WHAT TO PRODUCE ::
Without the pictures, repeat the listing character for character.

___ SOURCE DATA ___

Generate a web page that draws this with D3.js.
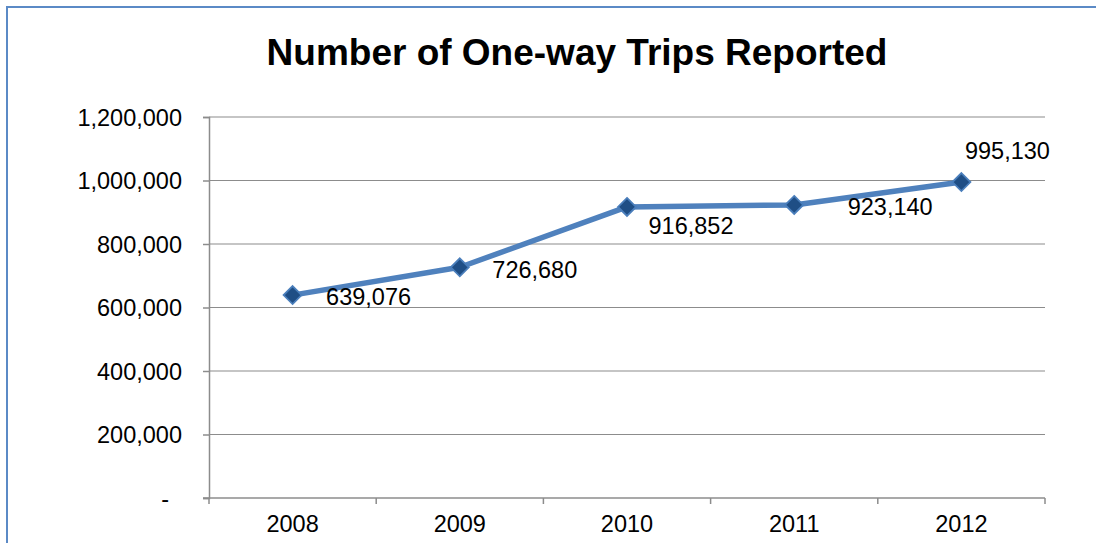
<!DOCTYPE html>
<html>
<head>
<meta charset="utf-8">
<script src="https://cdn.jsdelivr.net/npm/d3@7"></script>
<style>
  body { margin: 0; background: #fff; }
  svg text { font-family: "Liberation Sans", Arial, sans-serif; fill: #000; }
</style>
</head>
<body>
<div id="chart"></div>
<script>
// chart data
const years = ["2008", "2009", "2010", "2011", "2012"]
const trips = [639076, 726680, 916852, 923140, 995130]
const yTicks = [0, 200000, 400000, 600000, 800000, 1000000, 1200000]
const title = "Number of One-way Trips Reported"

// label placement relative to each point (dx, dy of text center)
const labelOffsets = [[76, 1], [75, 2], [64, 19], [96, 2], [46, -32]]

const W = 1096, H = 543
const margin = {top: 117, right: 51, bottom: 45, left: 209}
const width = W - margin.left - margin.right
const height = H - margin.top - margin.bottom
const fontSize = "23.5px"

const svg = d3.select("#chart").append("svg")
  .attr("width", W)
  .attr("height", H)

// outer chart border (right/bottom fall outside the picture)
svg.append("rect")
  .attr("x", 7).attr("y", 7)
  .attr("width", W + 20).attr("height", H + 20)
  .attr("fill", "none")
  .attr("stroke", "#5b8ac6")
  .attr("stroke-width", 2)

svg.append("text")
  .attr("x", 577).attr("y", 65)
  .attr("text-anchor", "middle")
  .style("font-size", "37px")
  .style("font-weight", "bold")
  .text(title)

const g = svg.append("g")
  .attr("transform", "translate(" + margin.left + "," + margin.top + ")")

const x = d3.scaleBand().domain(years).range([0, width])
const y = d3.scaleLinear().domain([0, 1200000]).range([height, 0])

const fmt = d => d === 0 ? "-" : d3.format(",")(d)

// gridlines
g.append("g")
  .selectAll("line")
  .data(yTicks.filter(d => d > 0))
  .join("line")
  .attr("x1", 0).attr("x2", width)
  .attr("y1", d => y(d)).attr("y2", d => y(d))
  .attr("stroke", "#8c8c8c")
  .attr("stroke-width", 1.2)

// Y axis
const yAxis = g.append("g")
  .call(d3.axisLeft(y).tickValues(yTicks).tickFormat(fmt).tickSizeOuter(0).tickSize(6).tickPadding(21))
yAxis.select(".domain").attr("stroke", "#8c8c8c").attr("stroke-width", 1.5)
yAxis.selectAll(".tick line").attr("stroke", "#8c8c8c").attr("stroke-width", 1.5)
yAxis.selectAll(".tick text").style("font-size", fontSize).attr("dy", "0.36em")
  .attr("dx", d => d === 0 ? -13 : 0) // accounting-style dash sits further left

// X axis
const xAxis = g.append("g")
  .attr("transform", "translate(0," + height + ")")
  .call(d3.axisBottom(x).tickSize(0).tickSizeOuter(0).tickPadding(17))
xAxis.select(".domain").attr("stroke", "#8c8c8c").attr("stroke-width", 1.5)
  .attr("d", "M-6,0H" + width)
xAxis.selectAll(".tick text").style("font-size", fontSize)
// category boundary ticks
g.append("g")
  .selectAll("line")
  .data(years.concat(["end"]))
  .join("line")
  .attr("x1", (d, i) => i * x.step()).attr("x2", (d, i) => i * x.step())
  .attr("y1", height).attr("y2", height + 6)
  .attr("stroke", "#8c8c8c")
  .attr("stroke-width", 1.5)

const cx = d => x(d) + x.bandwidth() / 2

// the line
g.append("path")
  .datum(trips)
  .attr("fill", "none")
  .attr("stroke", "#4f81bd")
  .attr("stroke-width", 5.5)
  .attr("stroke-linejoin", "round")
  .attr("d", d3.line()
    .x((d, i) => cx(years[i]))
    .y(d => y(d)))

// diamond markers
g.append("g")
  .selectAll("path")
  .data(trips)
  .join("path")
  .attr("transform", (d, i) => "translate(" + cx(years[i]) + "," + y(d) + ")")
  .attr("d", "M0,-9L9,0L0,9L-9,0Z")
  .attr("fill", "#1f4e85")
  .attr("stroke", "#4a7ebb")
  .attr("stroke-width", 1.8)

// data labels
g.append("g")
  .selectAll("text")
  .data(trips)
  .join("text")
  .attr("x", (d, i) => cx(years[i]) + labelOffsets[i][0])
  .attr("y", (d, i) => y(d) + labelOffsets[i][1])
  .attr("dy", "0.36em")
  .attr("text-anchor", "middle")
  .style("font-size", fontSize)
  .text(d => d3.format(",")(d))
</script>
</body>
</html>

___

EXERCISE RESPONSE ::
Generate a web page that draws this with D3.js.
<!DOCTYPE html>
<html>
<head>
<meta charset="utf-8">
<script src="https://cdn.jsdelivr.net/npm/d3@7"></script>
<style>
  body { margin: 0; background: #fff; }
  svg text { font-family: "Liberation Sans", Arial, sans-serif; fill: #000; }
</style>
</head>
<body>
<div id="chart"></div>
<script>
// chart data
const years = ["2008", "2009", "2010", "2011", "2012"]
const trips = [639076, 726680, 916852, 923140, 995130]
const yTicks = [0, 200000, 400000, 600000, 800000, 1000000, 1200000]
const title = "Number of One-way Trips Reported"

// label placement relative to each point (dx, dy of text center)
const labelOffsets = [[76, 1], [75, 2], [64, 19], [96, 2], [46, -32]]

const W = 1096, H = 543
const margin = {top: 117, right: 51, bottom: 45, left: 209}
const width = W - margin.left - margin.right
const height = H - margin.top - margin.bottom
const fontSize = "23.5px"

const svg = d3.select("#chart").append("svg")
  .attr("width", W)
  .attr("height", H)

// outer chart border (right/bottom fall outside the picture)
svg.append("rect")
  .attr("x", 7).attr("y", 7)
  .attr("width", W + 20).attr("height", H + 20)
  .attr("fill", "none")
  .attr("stroke", "#5b8ac6")
  .attr("stroke-width", 2)

svg.append("text")
  .attr("x", 577).attr("y", 65)
  .attr("text-anchor", "middle")
  .style("font-size", "37px")
  .style("font-weight", "bold")
  .text(title)

const g = svg.append("g")
  .attr("transform", "translate(" + margin.left + "," + margin.top + ")")

const x = d3.scaleBand().domain(years).range([0, width])
const y = d3.scaleLinear().domain([0, 1200000]).range([height, 0])

const fmt = d => d === 0 ? "-" : d3.format(",")(d)

// gridlines
g.append("g")
  .selectAll("line")
  .data(yTicks.filter(d => d > 0))
  .join("line")
  .attr("x1", 0).attr("x2", width)
  .attr("y1", d => y(d)).attr("y2", d => y(d))
  .attr("stroke", "#8c8c8c")
  .attr("stroke-width", 1.2)

// Y axis
const yAxis = g.append("g")
  .call(d3.axisLeft(y).tickValues(yTicks).tickFormat(fmt).tickSizeOuter(0).tickSize(6).tickPadding(21))
yAxis.select(".domain").attr("stroke", "#8c8c8c").attr("stroke-width", 1.5)
yAxis.selectAll(".tick line").attr("stroke", "#8c8c8c").attr("stroke-width", 1.5)
yAxis.selectAll(".tick text").style("font-size", fontSize).attr("dy", "0.36em")
  .attr("dx", d => d === 0 ? -13 : 0) // accounting-style dash sits further left

// X axis
const xAxis = g.append("g")
  .attr("transform", "translate(0," + height + ")")
  .call(d3.axisBottom(x).tickSize(0).tickSizeOuter(0).tickPadding(17))
xAxis.select(".domain").attr("stroke", "#8c8c8c").attr("stroke-width", 1.5)
  .attr("d", "M-6,0H" + width)
xAxis.selectAll(".tick text").style("font-size", fontSize)
// category boundary ticks
g.append("g")
  .selectAll("line")
  .data(years.concat(["end"]))
  .join("line")
  .attr("x1", (d, i) => i * x.step()).attr("x2", (d, i) => i * x.step())
  .attr("y1", height).attr("y2", height + 6)
  .attr("stroke", "#8c8c8c")
  .attr("stroke-width", 1.5)

const cx = d => x(d) + x.bandwidth() / 2

// the line
g.append("path")
  .datum(trips)
  .attr("fill", "none")
  .attr("stroke", "#4f81bd")
  .attr("stroke-width", 5.5)
  .attr("stroke-linejoin", "round")
  .attr("d", d3.line()
    .x((d, i) => cx(years[i]))
    .y(d => y(d)))

// diamond markers
g.append("g")
  .selectAll("path")
  .data(trips)
  .join("path")
  .attr("transform", (d, i) => "translate(" + cx(years[i]) + "," + y(d) + ")")
  .attr("d", "M0,-9L9,0L0,9L-9,0Z")
  .attr("fill", "#1f4e85")
  .attr("stroke", "#4a7ebb")
  .attr("stroke-width", 1.8)

// data labels
g.append("g")
  .selectAll("text")
  .data(trips)
  .join("text")
  .attr("x", (d, i) => cx(years[i]) + labelOffsets[i][0])
  .attr("y", (d, i) => y(d) + labelOffsets[i][1])
  .attr("dy", "0.36em")
  .attr("text-anchor", "middle")
  .style("font-size", fontSize)
  .text(d => d3.format(",")(d))
</script>
</body>
</html>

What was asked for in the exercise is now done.